---------- PROVIDED MATERIAL
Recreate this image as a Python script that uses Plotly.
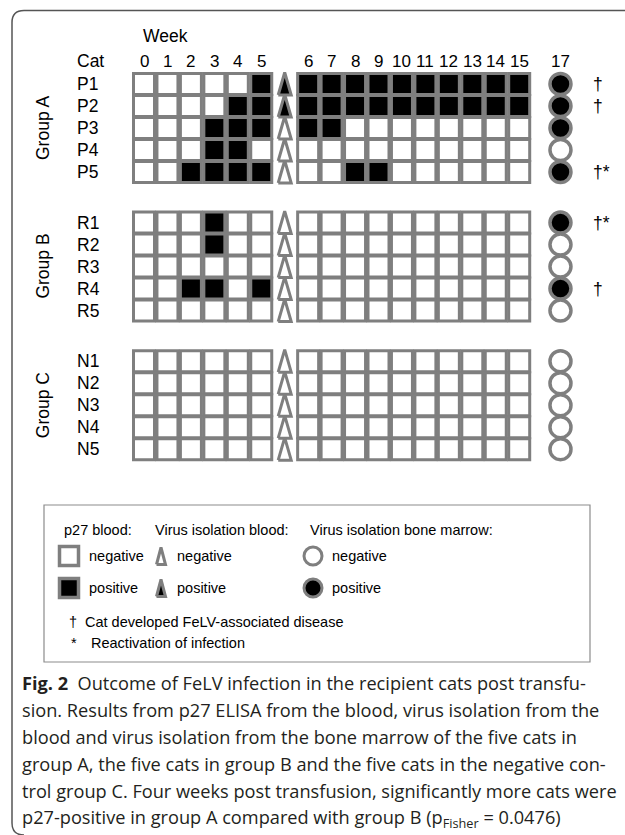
import plotly.graph_objects as go

# ---------------- data ----------------
week_labels = ["0", "1", "2", "3", "4", "5", "6", "7", "8", "9", "10", "11", "12", "13", "14", "15"]
p27_weeks = [0, 1, 2, 3, 4, 5, 6, 7, 8, 9, 10, 11, 12, 13, 14, 15]
marrow_week_label = "17"

group_names = ["Group A", "Group B", "Group C"]
cats_a = ["P1", "P2", "P3", "P4", "P5"]
cats_b = ["R1", "R2", "R3", "R4", "R5"]
cats_c = ["N1", "N2", "N3", "N4", "N5"]

# p27 ELISA in blood (1 = positive), weeks 0..15
p27_a = [
    [0, 0, 0, 0, 0, 1, 1, 1, 1, 1, 1, 1, 1, 1, 1, 1],
    [0, 0, 0, 0, 1, 1, 1, 1, 1, 1, 1, 1, 1, 1, 1, 1],
    [0, 0, 0, 1, 1, 1, 1, 1, 0, 0, 0, 0, 0, 0, 0, 0],
    [0, 0, 0, 1, 1, 0, 0, 0, 0, 0, 0, 0, 0, 0, 0, 0],
    [0, 0, 1, 1, 1, 1, 0, 0, 1, 1, 0, 0, 0, 0, 0, 0],
]
p27_b = [
    [0, 0, 0, 1, 0, 0, 0, 0, 0, 0, 0, 0, 0, 0, 0, 0],
    [0, 0, 0, 1, 0, 0, 0, 0, 0, 0, 0, 0, 0, 0, 0, 0],
    [0, 0, 0, 0, 0, 0, 0, 0, 0, 0, 0, 0, 0, 0, 0, 0],
    [0, 0, 1, 1, 0, 1, 0, 0, 0, 0, 0, 0, 0, 0, 0, 0],
    [0, 0, 0, 0, 0, 0, 0, 0, 0, 0, 0, 0, 0, 0, 0, 0],
]
p27_c = [
    [0, 0, 0, 0, 0, 0, 0, 0, 0, 0, 0, 0, 0, 0, 0, 0],
    [0, 0, 0, 0, 0, 0, 0, 0, 0, 0, 0, 0, 0, 0, 0, 0],
    [0, 0, 0, 0, 0, 0, 0, 0, 0, 0, 0, 0, 0, 0, 0, 0],
    [0, 0, 0, 0, 0, 0, 0, 0, 0, 0, 0, 0, 0, 0, 0, 0],
    [0, 0, 0, 0, 0, 0, 0, 0, 0, 0, 0, 0, 0, 0, 0, 0],
]
# virus isolation blood (1 = positive)
vi_blood_a = [1, 1, 0, 0, 0]
vi_blood_b = [0, 0, 0, 0, 0]
vi_blood_c = [0, 0, 0, 0, 0]
# virus isolation bone marrow, week 17 (1 = positive)
vi_marrow_a = [1, 1, 1, 0, 1]
vi_marrow_b = [1, 0, 0, 1, 0]
vi_marrow_c = [0, 0, 0, 0, 0]
# disease / reactivation notes
notes_a = ["†", "†", "", "", "†*"]
notes_b = ["†*", "", "", "†", ""]
notes_c = ["", "", "", "", ""]

caption_lines = [
    "<b>Fig. 2</b>\u00a0\u00a0Outcome of FeLV infection in the recipient cats post transfu-",
    "sion. Results from p27 ELISA from the blood, virus isolation from the",
    "blood and virus isolation from the bone marrow of the five cats in",
    "group A, the five cats in group B and the five cats in the negative con-",
    "trol group C. Four weeks post transfusion, significantly more cats were",
    "p27-positive in group A compared with group B (p<sub>Fisher</sub> = 0.0476)",
]

groups = [
    (group_names[0], cats_a, p27_a, vi_blood_a, vi_marrow_a, notes_a),
    (group_names[1], cats_b, p27_b, vi_blood_b, vi_marrow_b, notes_b),
    (group_names[2], cats_c, p27_c, vi_blood_c, vi_marrow_c, notes_c),
]

# ---------------- layout constants ----------------
W, H = 625, 835
X0, XS = 144.0, 23.45   # pixel of column 0, pixels per column
Y0, YS = 84.0, 22.0     # pixel of first row, pixels per row
GROUP_STEP = 6.3        # rows between group starts
TRI_COL = 6
MARROW_COL = 17.76
GRAY = "#7f7f7f"
LABEL_FONT = "Liberation Sans, Arial, sans-serif"
CAP_FONT = "Open Sans, sans-serif"


def dx(px):
    return (px - X0) / XS


def dy(py):
    return (py - Y0) / YS


def col_of_week(w):
    return w if w <= 5 else w + 1


def tri(cx, cy, hw_px, top_px, bot_px, xs, ys):
    hw = hw_px / XS
    t = top_px / YS
    b = bot_px / YS
    xs += [cx - hw, cx + hw, cx, cx - hw, None]
    ys += [cy + b, cy + b, cy - t, cy + b, None]


sq_x, sq_y, sq_c = [], [], []
tri_neg_x, tri_neg_y, tri_pos_x, tri_pos_y = [], [], [], []
ci_x, ci_y, ci_c = [], [], []
annotations = []


def text(x, y, s, size, anchor="left", angle=0, font=LABEL_FONT, color="black"):
    annotations.append(dict(x=x, y=y, xref="x", yref="y", text=s, showarrow=False,
                            xanchor=anchor, yanchor="middle", textangle=angle,
                            font=dict(family=font, size=size, color=color)))


for g, (gname, cats, p27, vib, vim, notes) in enumerate(groups):
    base = g * GROUP_STEP
    for r, cat in enumerate(cats):
        y = base + r
        for w, v in zip(p27_weeks, p27[r]):
            sq_x.append(col_of_week(w))
            sq_y.append(y)
            sq_c.append("black" if v else "white")
        if vib[r]:
            tri(TRI_COL, y, 6.5, 11.5, 11.0, tri_pos_x, tri_pos_y)
        else:
            tri(TRI_COL, y, 6.5, 11.5, 11.0, tri_neg_x, tri_neg_y)
        ci_x.append(MARROW_COL)
        ci_y.append(y)
        ci_c.append("black" if vim[r] else "white")
        text(dx(75), y, cat, 17.5)
        if notes[r]:
            text(dx(591), y, notes[r], 17.5)
    text(dx(43), base + 2, gname, 17.5, anchor="center", angle=-90)

# header
text(dx(141), dy(36), "Week", 17.5)
text(dx(75), dy(61), "Cat", 17.5)
for w, lab in zip(p27_weeks, week_labels):
    text(col_of_week(w), dy(61), lab, 17, anchor="center")
text(MARROW_COL, dy(61), marrow_week_label, 17, anchor="center")

# legend box content
LF = 14.5
text(dx(62), dy(530), "p27 blood:", LF)
text(dx(153), dy(530), "Virus isolation blood:", LF)
text(dx(308), dy(530), "Virus isolation bone marrow:", LF)
for py, word, fill in [(556, "negative", "white"), (588, "positive", "black")]:
    sq_x.append(dx(69)); sq_y.append(dy(py)); sq_c.append(fill)
    ci_x.append(dx(313)); ci_y.append(dy(py)); ci_c.append(fill)
    if fill == "white":
        tri(dx(161), dy(py), 4.5, 8.5, 8.5, tri_neg_x, tri_neg_y)
    else:
        tri(dx(161), dy(py), 4.5, 8.5, 8.5, tri_pos_x, tri_pos_y)
    text(dx(87), dy(py), word, LF)
    text(dx(175), dy(py), word, LF)
    text(dx(330), dy(py), word, LF)
text(dx(67), dy(622), "†", LF)
text(dx(83), dy(622), "Cat developed FeLV-associated disease", LF)
text(dx(69), dy(643), "*", LF)
text(dx(89), dy(643), "Reactivation of infection", LF)

# caption
for i, line in enumerate(caption_lines):
    text(dx(20), dy(683 + 27 * i), line, 18.2, font=CAP_FONT, color="#231f20")

fig = go.Figure()
n_grid = len(sq_x) - 2
fig.add_trace(go.Scatter(x=sq_x[:n_grid], y=sq_y[:n_grid], mode="markers", hoverinfo="skip",
                         marker=dict(symbol="square", size=21, color=sq_c[:n_grid],
                                     line=dict(color=GRAY, width=3))))
fig.add_trace(go.Scatter(x=sq_x[n_grid:], y=sq_y[n_grid:], mode="markers", hoverinfo="skip",
                         marker=dict(symbol="square", size=19, color=sq_c[n_grid:],
                                     line=dict(color=GRAY, width=3.5))))
fig.add_trace(go.Scatter(x=tri_neg_x, y=tri_neg_y, mode="lines", fill="toself",
                         fillcolor="white", line=dict(color=GRAY, width=3), hoverinfo="skip"))
fig.add_trace(go.Scatter(x=tri_pos_x, y=tri_pos_y, mode="lines", fill="toself",
                         fillcolor="black", line=dict(color=GRAY, width=3), hoverinfo="skip"))
n_ci = len(ci_x) - 2
fig.add_trace(go.Scatter(x=ci_x[:n_ci], y=ci_y[:n_ci], mode="markers", hoverinfo="skip",
                         marker=dict(symbol="circle", size=21, color=ci_c[:n_ci],
                                     line=dict(color=GRAY, width=3.5))))
fig.add_trace(go.Scatter(x=ci_x[n_ci:], y=ci_y[n_ci:], mode="markers", hoverinfo="skip",
                         marker=dict(symbol="circle", size=18, color=ci_c[n_ci:],
                                     line=dict(color=GRAY, width=3))))


def px(p):
    return p / W


def py(p):
    return 1 - p / H


frame = (f"M {px(640)},{py(10.5)} L {px(24)},{py(10.5)} Q {px(12)},{py(10.5)} {px(12)},{py(22.5)} "
         f"L {px(12)},{py(823)} Q {px(12)},{py(835)} {px(24)},{py(835)}")
shapes = [
    dict(type="path", xref="paper", yref="paper", path=frame, line=dict(color="#555555", width=1.5)),
    dict(type="rect", xref="paper", yref="paper", x0=px(44), x1=px(590), y0=py(505), y1=py(662),
         line=dict(color="#8c8c8c", width=1.2)),
]

fig.update_layout(
    width=W, height=H, margin=dict(l=0, r=0, t=0, b=0),
    paper_bgcolor="white", plot_bgcolor="white", showlegend=False,
    xaxis=dict(range=[dx(0), dx(W)], visible=False, fixedrange=True),
    yaxis=dict(range=[dy(H), dy(0)], visible=False, fixedrange=True),
    annotations=annotations, shapes=shapes,
)

fig.write_html("out.html", config={"displayModeBar": False},
               post_script="document.body.style.margin='0';document.body.style.overflow='hidden';")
--------------------
* [EXERCISE REQUIREMENTS]:
Pictures are excluded; extract exactly the lines from the start of the data through the line that holds "import plotly.graph_objects as go", both ends included.

* [EXPECTED ANSWER]:
Recreate this image as a Python script that uses Plotly.
import plotly.graph_objects as go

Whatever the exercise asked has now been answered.